>> BEGIN TASK DATA
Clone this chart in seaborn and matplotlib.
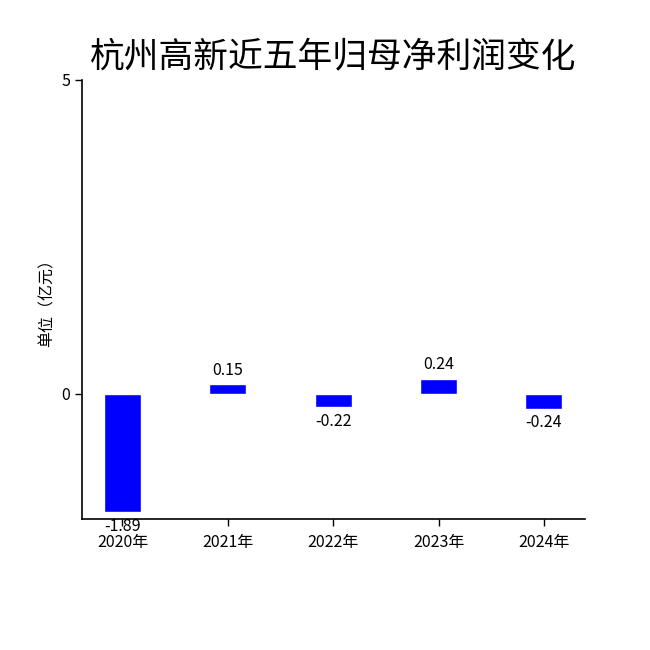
import matplotlib
matplotlib.use("Agg")
import matplotlib.pyplot as plt
import seaborn as sns
import pandas as pd

years = ["2020年", "2021年", "2022年", "2023年", "2024年"]
profits = [-1.89, 0.15, -0.22, 0.24, -0.24]
value_labels = ["-1.89", "0.15", "-0.22", "0.24", "-0.24"]
title = "杭州高新近五年归母净利润变化"
ylabel = "单位（亿元）"
yticks = [0, 5]

sns.set_theme(style="white")
plt.rcParams['font.family'] = ['Noto Sans CJK SC', 'DejaVu Sans']
plt.rcParams['axes.unicode_minus'] = False
plt.rcParams['text.color'] = 'black'
plt.rcParams['axes.labelcolor'] = 'black'

df = pd.DataFrame({"year": years, "profit": profits})

fig = plt.figure(figsize=(6.5, 6.5), dpi=100)
ax = fig.add_axes([0.126, 0.2015, 0.774, 0.6755])
sns.barplot(data=df, x="year", y="profit", color="#0000FF", width=0.35,
            saturation=1, ax=ax)

ax.set_xlim(-0.385, 4.39)
ax.set_ylim(-2, 5)
ax.set_yticks(yticks)
ax.set_yticklabels([str(t) for t in yticks])
ax.set_xlabel("")
ax.set_ylabel(ylabel, fontsize=11.5, labelpad=4, color="black")
ax.set_title(title, fontsize=25, pad=9, color="black")

for i, (v, lab) in enumerate(zip(profits, value_labels)):
    if v >= 0:
        ax.annotate(lab, (i, v), xytext=(0, 4), textcoords="offset points",
                    ha="center", va="bottom", fontsize=11.5, color="black")
    else:
        ax.annotate(lab, (i, v), xytext=(0, -4), textcoords="offset points",
                    ha="center", va="top", fontsize=11.5, color="black")

for s in ["top", "right"]:
    ax.spines[s].set_visible(False)
for s in ["left", "bottom"]:
    ax.spines[s].set_color("black")
    ax.spines[s].set_linewidth(1.2)

ax.tick_params(axis="both", direction="out", length=5, width=1, colors="black",
               labelsize=11.5, bottom=True, left=True)
ax.tick_params(axis="x", pad=5.5)

fig.savefig("out.png", dpi=100)
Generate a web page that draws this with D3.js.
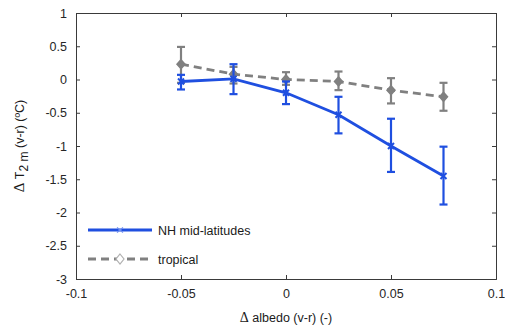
<!DOCTYPE html>
<html>
<head>
<meta charset="utf-8">
<script src="https://cdn.jsdelivr.net/npm/d3@7"></script>
<style>
  body { margin: 0; background: #fff; }
  text { font-family: "Liberation Sans", Arial, sans-serif; }
</style>
</head>
<body>
<div id="chart"></div>
<script>
var albedo = [-0.05, -0.025, 0, 0.025, 0.05, 0.075];

var midLat = [-0.03, 0.01, -0.2, -0.53, -1.0, -1.45];
var midLatLo = [-0.15, -0.22, -0.37, -0.81, -1.39, -1.88];
var midLatHi = [0.07, 0.23, -0.03, -0.26, -0.59, -1.01];

var tropical = [0.23, 0.08, 0.0, -0.03, -0.16, -0.26];
var tropLo = [-0.05, -0.06, -0.08, -0.16, -0.36, -0.47];
var tropHi = [0.49, 0.19, 0.11, 0.12, 0.02, -0.05];

var xTicks = [-0.1, -0.05, 0, 0.05, 0.1];
var yTicks = [1, 0.5, 0, -0.5, -1, -1.5, -2, -2.5, -3];

var svgWidth = 505;
var svgHeight = 332;
var margin = {top: 13, right: 9, bottom: 53, left: 76};
var width = svgWidth - margin.left - margin.right;
var height = svgHeight - margin.top - margin.bottom;

var svg = d3.select("#chart")
  .append("svg")
  .attr("width", svgWidth)
  .attr("height", svgHeight);

var chartGroup = svg.append("g")
  .attr("transform", `translate(${margin.left}, ${margin.top})`);

var x = d3.scaleLinear().domain([-0.1, 0.1]).range([0, width]);
var y = d3.scaleLinear().domain([-3, 1]).range([height, 0]);

var axisColor = "#3a3a3a";
var tickFmt = function(d) { return d3.format("")(d).replace("−", "-"); };

// axes with inward ticks
var bottomAxis = d3.axisBottom(x).tickValues(xTicks).tickSize(-4).tickPadding(10).tickFormat(tickFmt);
var leftAxis = d3.axisLeft(y).tickValues(yTicks).tickSize(-4).tickPadding(9).tickFormat(tickFmt);
var topAxis = d3.axisTop(x).tickValues(xTicks).tickSize(-4).tickFormat("");
var rightAxis = d3.axisRight(y).tickValues(yTicks).tickSize(-4).tickFormat("");

function styleAxis(g) {
  g.select(".domain").attr("stroke", axisColor);
  g.selectAll(".tick line").attr("stroke", axisColor);
  g.selectAll(".tick text").attr("fill", "#262626").attr("font-size", 12.5)
    .attr("font-family", "'Liberation Sans', Arial, sans-serif");
}

chartGroup.append("g").attr("transform", `translate(0, ${height})`).call(bottomAxis).call(styleAxis);
chartGroup.append("g").call(leftAxis).call(styleAxis);
chartGroup.append("g").call(topAxis).call(styleAxis);
chartGroup.append("g").attr("transform", `translate(${width}, 0)`).call(rightAxis).call(styleAxis);

var blue = "#1f4fe0";
var grey = "#808080";

function drawSeries(vals, lo, hi, color, dash, marker) {
  var pts = albedo.map(function(a, i) { return {x: a, y: vals[i], lo: lo[i], hi: hi[i]}; });

  var line = d3.line().x(d => x(d.x)).y(d => y(d.y));
  chartGroup.append("path")
    .datum(pts)
    .attr("d", line)
    .attr("fill", "none")
    .attr("stroke", color)
    .attr("stroke-width", 2.8)
    .attr("stroke-dasharray", dash);

  var eb = chartGroup.selectAll(null).data(pts).enter().append("g").attr("stroke", color).attr("stroke-width", 2.2);
  eb.append("line")
    .attr("x1", d => x(d.x)).attr("x2", d => x(d.x))
    .attr("y1", d => y(d.lo)).attr("y2", d => y(d.hi));
  eb.append("line")
    .attr("x1", d => x(d.x) - 4).attr("x2", d => x(d.x) + 4)
    .attr("y1", d => y(d.lo)).attr("y2", d => y(d.lo));
  eb.append("line")
    .attr("x1", d => x(d.x) - 4).attr("x2", d => x(d.x) + 4)
    .attr("y1", d => y(d.hi)).attr("y2", d => y(d.hi));

  if (marker === "x") {
    chartGroup.selectAll(null).data(pts).enter().append("path")
      .attr("transform", d => `translate(${x(d.x)}, ${y(d.y)})`)
      .attr("d", "M-3,-3L3,3M-3,3L3,-3")
      .attr("stroke", color).attr("stroke-width", 2);
  } else {
    chartGroup.selectAll(null).data(pts).enter().append("path")
      .attr("transform", d => `translate(${x(d.x)}, ${y(d.y)})`)
      .attr("d", "M0,-4.5L4,0L0,4.5L-4,0Z")
      .attr("fill", color).attr("stroke", color).attr("stroke-width", 1.5);
  }
}

drawSeries(tropical, tropLo, tropHi, grey, "8,5", "d");
drawSeries(midLat, midLatLo, midLatHi, blue, null, "x");

// legend
var legend = svg.append("g").attr("transform", "translate(88, 230)");
legend.append("line").attr("x1", 0).attr("x2", 64).attr("y1", 0).attr("y2", 0)
  .attr("stroke", blue).attr("stroke-width", 2.8);
legend.append("path").attr("d", "M29,-2.5L35,2.5M29,2.5L35,-2.5")
  .attr("stroke", "#6f8ff0").attr("stroke-width", 1.2);
legend.append("text").attr("x", 70).attr("y", 4.5).attr("font-size", 12.5).attr("fill", "#1a1a1a")
  .text("NH mid-latitudes");

legend.append("line").attr("x1", 0).attr("x2", 64).attr("y1", 29).attr("y2", 29)
  .attr("stroke", grey).attr("stroke-width", 2.8).attr("stroke-dasharray", "8,5");
legend.append("path").attr("d", "M32,24L36,29L32,34L28,29Z")
  .attr("fill", "#fff").attr("stroke", "#b0b0b0").attr("stroke-width", 1.2);
legend.append("text").attr("x", 70).attr("y", 33.5).attr("font-size", 12.5).attr("fill", "#1a1a1a")
  .text("tropical");

// axis labels
var xl = svg.append("text")
  .attr("transform", `translate(${margin.left + x(0)}, 322)`)
  .attr("text-anchor", "middle")
  .attr("font-size", 12.5)
  .attr("fill", "#1a1a1a");
xl.append("tspan").attr("font-family", "'Liberation Serif', serif").attr("font-size", 14).text("Δ");
xl.append("tspan").text(" albedo (v-r) (-)");

var yl = svg.append("text")
  .attr("transform", `translate(24, ${margin.top + height / 2}) rotate(-90)`)
  .attr("text-anchor", "middle")
  .attr("font-size", 12.5)
  .attr("fill", "#1a1a1a");
yl.append("tspan").attr("font-family", "'Liberation Serif', serif").attr("font-size", 15).text("Δ");
yl.append("tspan").text(" T");
yl.append("tspan").attr("dy", 4).attr("font-size", 12).text("2 m");
yl.append("tspan").attr("dy", -4).text(" (v-r) (ºC)");
</script>
</body>
</html>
>> END TASK DATA
PROBLEM :: Write out an exact copy of the listing, first line through the line containing "yticks = [0, 5]", with the pictures left out.

FINISHED TASK ::
Clone this chart in seaborn and matplotlib.
import matplotlib
matplotlib.use("Agg")
import matplotlib.pyplot as plt
import seaborn as sns
import pandas as pd

years = ["2020年", "2021年", "2022年", "2023年", "2024年"]
profits = [-1.89, 0.15, -0.22, 0.24, -0.24]
value_labels = ["-1.89", "0.15", "-0.22", "0.24", "-0.24"]
title = "杭州高新近五年归母净利润变化"
ylabel = "单位（亿元）"
yticks = [0, 5]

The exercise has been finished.